To navigate these cost pressures, Nuttall said the airline is “aggressively driving internal efficiencies” while investing heavily in service improvements to maintain travelers’ trust.
Last year, PAL continued to advance its revitalization program by retrofitting three A321ceo aircraft and taking delivery of two additional A320-200s to help meet growing domestic travel demand.
Earlier this year, PAL unveiled its first Airbus A350-1000, becoming the first carrier in Southeast Asia to operate the next-generation widebody aircraft.
Five more A350-1000 aircraft are scheduled to join the fleet within the year, with the remaining three arriving in 2027.

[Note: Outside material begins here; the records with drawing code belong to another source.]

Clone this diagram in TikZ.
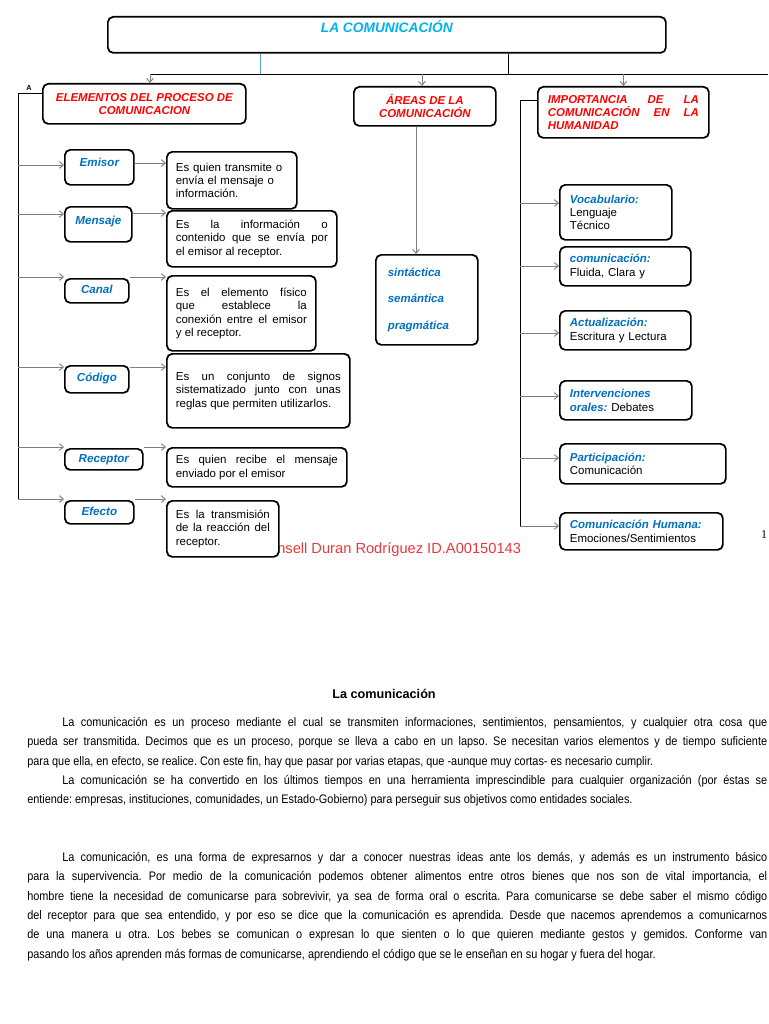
\documentclass[tikz,border=0pt]{standalone}
\usepackage{fontspec}
\setmainfont{Liberation Sans}
\newfontfamily\serifnum{Liberation Serif}
\newfontfamily\bodyfont[FakeStretch=0.88]{Liberation Sans}
\usetikzlibrary{arrows.meta,positioning}
\definecolor{titleblue}{HTML}{00B0F0}
\definecolor{lblblue}{HTML}{0070C0}
\definecolor{headred}{HTML}{FF0000}
\definecolor{namered}{HTML}{E8393B}
\definecolor{wire}{HTML}{7F7F7F}
\definecolor{stemblue}{HTML}{5B9BD5}
\tikzset{>={Straight Barb[length=3pt,width=5pt]},
  box/.style={draw,line width=1.3pt,rounded corners=4pt,anchor=north west,inner sep=0pt,fill=white},
  head/.style={box,text=headred,font=\fontsize{8.6}{9.6}\selectfont\bfseries\itshape},
  lbl/.style={box,text=lblblue,text height=6.5pt,text depth=2pt,font=\fontsize{8.7}{10}\selectfont\bfseries\itshape},
  desc/.style={box,inner xsep=6.75pt,align=justify,font=\fontsize{8.6}{10}\selectfont},
  item/.style={box,inner xsep=7.5pt,align=left,font=\fontsize{8.6}{10}\selectfont},
  trunk/.style={draw=black,line width=.7pt},
  branch/.style={->,draw=wire,line width=.7pt},
  body/.style={anchor=north west,inner sep=0pt,text width=555pt,align=justify,font=\bodyfont\fontsize{9.3}{14.5}\selectfont}}
\newcommand\lb[1]{\textcolor{lblblue}{\bfseries\itshape #1}}
\frenchspacing
\begin{document}
\begin{tikzpicture}[x=.75pt,y=-.75pt]
\useasboundingbox (0,0) rectangle (768,1024);
\node[anchor=west,inner sep=0pt,text=namered,font=\fontsize{11}{13}\selectfont] (autor) at (277,550) {nsell Duran Rodríguez ID.A00150143};
% cabecera
\node[box,minimum width=418.5pt,minimum height=27pt,text height=7.5pt,text depth=11pt,text=titleblue,font=\fontsize{10.3}{12}\selectfont\bfseries\itshape] (titulo) at (107,16) {LA COMUNICACIÓN};
\node[head,minimum width=152.25pt,minimum height=30pt,align=center] (elementos) at (42,83) {ELEMENTOS DEL PROCESO DE\\COMUNICACION};
\node[head,minimum width=106.5pt,minimum height=29.25pt,align=center] (areas) at (353,86) {ÁREAS DE LA\\COMUNICACIÓN};
\node[head,text width=113.25pt,inner xsep=7.5pt,minimum height=38.25pt,align=justify] (importancia) at (537,86) {IMPORTANCIA DE LA\linebreak COMUNICACIÓN EN LA\linebreak HUMANIDAD};
% elementos
\node[lbl,minimum width=51.75pt,minimum height=26.25pt,text depth=8.5pt] (emisor) at (64,149) {Emisor};
\node[lbl,minimum width=50.25pt,minimum height=26.25pt,text depth=7pt] (mensaje) at (64,206) {Mensaje};
\node[lbl,minimum width=48pt,minimum height=18pt] (canal) at (64,278) {Canal};
\node[lbl,minimum width=48pt,minimum height=20.25pt,text depth=4pt] (codigo) at (64,365) {Código};
\node[lbl,minimum width=58.5pt,minimum height=15.75pt] (receptor) at (64,448) {Receptor};
\node[lbl,minimum width=51.75pt,minimum height=17.25pt] (efecto) at (64,500) {Efecto};
\node[desc,align=left,text width=84pt,minimum height=42.75pt] (d1) at (166,151) {Es quien transmite o\\envía el mensaje o\\información.};
\node[desc,text width=114pt,minimum height=42pt] (d2) at (166,210) {Es la información o\linebreak contenido que se envía por\linebreak el emisor al receptor.};
\node[desc,text width=98.25pt,minimum height=56.25pt] (d3) at (166,275) {Es el elemento físico\linebreak que establece la\linebreak conexión entre el emisor\linebreak y el receptor.};
\node[desc,text width=123.75pt,minimum height=55.5pt] (d4) at (166,353) {Es un conjunto de signos\linebreak sistematizado junto con unas\linebreak reglas que permiten utilizarlos.};
\node[desc,text width=121.5pt,minimum height=29.25pt] (d5) at (166,447) {Es quien recibe el mensaje\linebreak enviado por el emisor};
\node[desc,text width=70.5pt,minimum height=42pt] (d6) at (166,500) {Es la transmisión\linebreak de la reacción del\linebreak receptor.};
% areas
\node[item,inner xsep=9pt,text width=58.5pt,minimum height=67.5pt] (sintaxis) at (375,254) {\lb{sintáctica}\\[10pt]\lb{semántica}\\[10pt]\lb{pragmática}};
% importancia
\node[item,text width=69pt,minimum height=41.25pt] (vocab) at (559,184) {\lb{Vocabulario:}\\Lenguaje\\Técnico};
\node[item,text width=83.25pt,minimum height=29.25pt] (fluidez) at (559,246) {\lb{comunicación:}\\Fluida, Clara y};
\node[item,text width=83.25pt,minimum height=29.25pt] (actual) at (559,310) {\lb{Actualización:}\\Escritura y Lectura};
\node[item,text width=84pt,minimum height=29.25pt] (interv) at (559,380) {\lb{Intervenciones}\\\lb{orales:} Debates};
\node[item,text width=109.5pt,minimum height=30pt] (partic) at (559,443) {\lb{Participación:}\\Comunicación};
\node[item,text width=107.25pt,minimum height=27.75pt] (humana) at (559,512) {\lb{Comunicación Humana:}\\Emociones/Sentimientos};
% conectores
\coordinate (j1) at (150,74); \coordinate (hl) at (768,74);
\coordinate (s1) at (260,74); \coordinate (s2) at (508,74); \coordinate (j2) at (422,74);
\draw[draw=stemblue,line width=.6pt] (titulo.south -| s1) -- (s1);
\draw[trunk] (titulo.south -| s2) -- (s2);
\draw[trunk] (j1) -- (hl);
\draw[branch] (j1) -- (j1 |- elementos.north);
\draw[branch] (j2) -- (j2 |- areas.north);
\draw[branch] (importancia.north |- hl) -- (importancia.north);
\coordinate (av) at (416,0);
\draw[branch] (areas.south -| av) -- (sintaxis.north -| av);
\coordinate (lt) at (18,93); \coordinate (lbot) at (18,499);
\draw[trunk] (elementos.west |- lt) -- (lt) -- (lbot);
\node[font=\fontsize{5.5}{6}\selectfont\bfseries,inner sep=0pt] (marca) at (29,88) {A};
\foreach \n/\d/\a/\b in {emisor/d1/165/163,mensaje/d2/214/213,canal/d3/277/277,codigo/d4/367/367,receptor/d5/447/447,efecto/d6/499/499}{
  \coordinate (ya) at (18,\a); \coordinate (yb) at (0,\b);
  \draw[branch] (ya) -- (\n.west |- ya);
  \draw[branch] (\n.east |- yb) -- (\d.west |- yb);}
\coordinate (rt) at (520,100); \coordinate (rbot) at (520,526);
\draw[trunk] (importancia.west |- rt) -- (rt) -- (rbot);
\foreach \n/\a in {vocab/203,fluidez/266,actual/333,interv/396,partic/458,humana/526}{
  \coordinate (ya) at (520,\a);
  \draw[branch] (ya) -- (\n.west |- ya);}
\node[font=\serifnum\fontsize{9}{10}\selectfont,inner sep=0pt] (pagina) at (764,535) {1};
% texto
\node[font=\fontsize{9.5}{11}\selectfont\bfseries,inner sep=0pt] (encabezado) at (384,694) {La comunicación};
\node[body] (parrafoA) at (27,717) {\hspace*{26.25pt}La comunicación es un proceso mediante el cual se transmiten informaciones, sentimientos, pensamientos, y cualquier otra cosa que\linebreak pueda ser transmitida. Decimos que es un proceso, porque se lleva a cabo en un lapso. Se necesitan varios elementos y de tiempo suficiente\linebreak para que ella, en efecto, se realice. Con este fin, hay que pasar por varias etapas, que -aunque muy cortas- es necesario cumplir.\par
\hspace*{26.25pt}La comunicación se ha convertido en los últimos tiempos en una herramienta imprescindible para cualquier organización (por éstas se\linebreak entiende: empresas, instituciones, comunidades, un Estado-Gobierno) para perseguir sus objetivos como entidades sociales.};
\node[body] (parrafoB) at (27,852) {\hspace*{26.25pt}La comunicación, es una forma de expresarnos y dar a conocer nuestras ideas ante los demás, y además es un instrumento básico\linebreak para la supervivencia. Por medio de la comunicación podemos obtener alimentos entre otros bienes que nos son de vital importancia, el\linebreak hombre tiene la necesidad de comunicarse para sobrevivir, ya sea de forma oral o escrita. Para comunicarse se debe saber el mismo código\linebreak del receptor para que sea entendido, y por eso se dice que la comunicación es aprendida. Desde que nacemos aprendemos a comunicarnos\linebreak de una manera u otra. Los bebes se comunican o expresan lo que sienten o lo que quieren mediante gestos y gemidos. Conforme van\linebreak pasando los años aprenden más formas de comunicarse, aprendiendo el código que se le enseñan en su hogar y fuera del hogar.};
\end{tikzpicture}
\end{document}
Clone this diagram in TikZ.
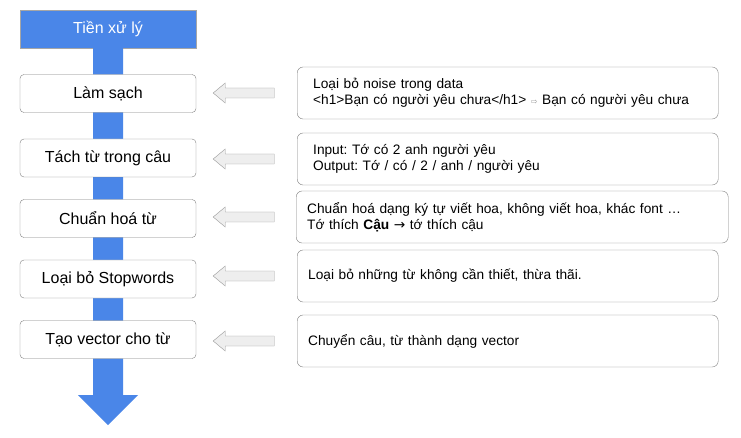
\documentclass[tikz,border=0pt]{standalone}
\usepackage{fontspec}
\setmainfont{Liberation Sans}
\newfontfamily\symfont{DejaVu Sans}
\usetikzlibrary{positioning, calc}

\definecolor{flowblue}{HTML}{4A86E8}
\definecolor{boxline}{HTML}{808080}
\definecolor{hollowfill}{HTML}{EEEEEE}
\definecolor{hollowline}{HTML}{9A9A9A}

\frenchspacing
\begin{document}
\begin{tikzpicture}[
  x=1pt, y=-1pt,
  font=\fontsize{16}{19}\selectfont,
  headbox/.style={draw=gray!70, fill=flowblue, text=white,
                  minimum width=176pt, minimum height=38pt, inner sep=0pt},
  stage/.style={draw=boxline, fill=white, rounded corners=4pt,
                minimum width=176pt, minimum height=38pt, inner sep=0pt},
  detail/.style={draw=boxline, fill=white, rounded corners=6pt, anchor=west,
                 minimum height=52pt, inner xsep=16pt, align=left,
                 text width=389pt, font=\fontsize{13.7}{16}\selectfont},
  hollow/.style={draw=hollowline, fill=hollowfill, line join=miter},
]
\useasboundingbox (0,0) rectangle (741,438);

% Header and main flow arrow
\node[headbox] (pre) at (108,29) {Tiền xử lý};
\coordinate (tip) at (108,425);
\fill[flowblue] ($(pre.south)+(-15,0)$) -- ($(tip)+(-15,-30)$)
   -- ($(tip)+(-30,-30)$) -- (tip) -- ($(tip)+(30,-30)$)
   -- ($(tip)+(15,-30)$) -- ($(pre.south)+(15,0)$) -- cycle;

% Steps on the flow
\node[stage] (s1) at (108,93.5)  {Làm sạch};
\node[stage] (s2) at (108,158)   {Tách từ trong câu};
\node[stage] (s3) at (108,218.5) {Chuẩn hoá từ};
\node[stage] (s4) at (108,279)   {Loại bỏ Stopwords};
\node[stage] (s5) at (108,339.5) {Tạo vector cho từ};

% Explanations
\node[detail] (d1) at (297,93)
  {Loại bỏ noise trong data\\
   <h1>Bạn có người yêu chưa</h1> {\symfont\color{gray!80}\footnotesize ⇨} Bạn có người yêu chưa};
\node[detail] (d2) at (297,159)
  {Input: Tớ có 2 anh người yêu\\
   Output: Tớ / có / 2 / anh / người yêu};
\node[detail, inner xsep=11pt, text width=410pt] (d3) at (296,217)
  {Chuẩn hoá dạng ký tự viết hoa, không viết hoa, khác font …\\
   Tớ thích {\bfseries Cậu} {\symfont →} tớ thích cậu};
\node[detail, inner xsep=11pt, text width=399pt] (d4) at (297,276)
  {Loại bỏ những từ không cần thiết, thừa thãi.};
\node[detail, inner xsep=11pt, text width=399pt] (d5) at (297,341)
  {Chuyển câu, từ thành dạng vector};

% Hollow arrows from explanation to step
\foreach \i in {1,...,5}
  \draw[hollow] ($(s\i.east |- d\i.west)+(17,0)$) coordinate (h\i)
     -- ++(12,-10) -- ++(0,5) -- ++(49,0) -- ++(0,10)
     -- ++(-49,0) -- ++(0,5) -- cycle;
\end{tikzpicture}
\end{document}
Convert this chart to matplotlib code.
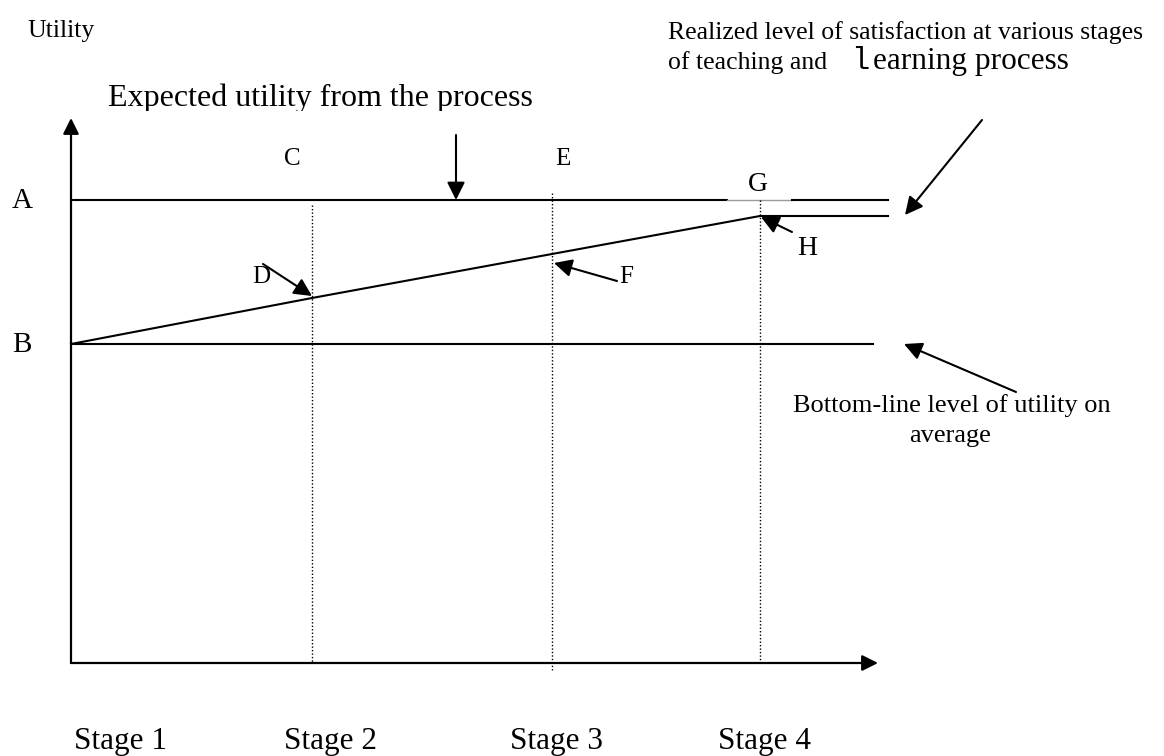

For the year, PAL is optimistic about solidifying its market position through measured capacity growth and strategic partnerships aimed at strengthening high-revenue international corridors.
“Crucially, as the aviation landscape becomes increasingly contested, PAL is intensifying its focus on cost management and improving operational efficiencies to sustain its competitive advantage against other carriers,” it said.
The airline, however, is monitoring the potential impact of rising fuel prices on its operations, as jet fuel accounted for 31 percent of its operating expenses last year.
Fuel prices are on an upward trajectory due to supply disruptions caused by the conflict in the Middle East, whose potential impact on revenues cannot yet be estimated, PAL said.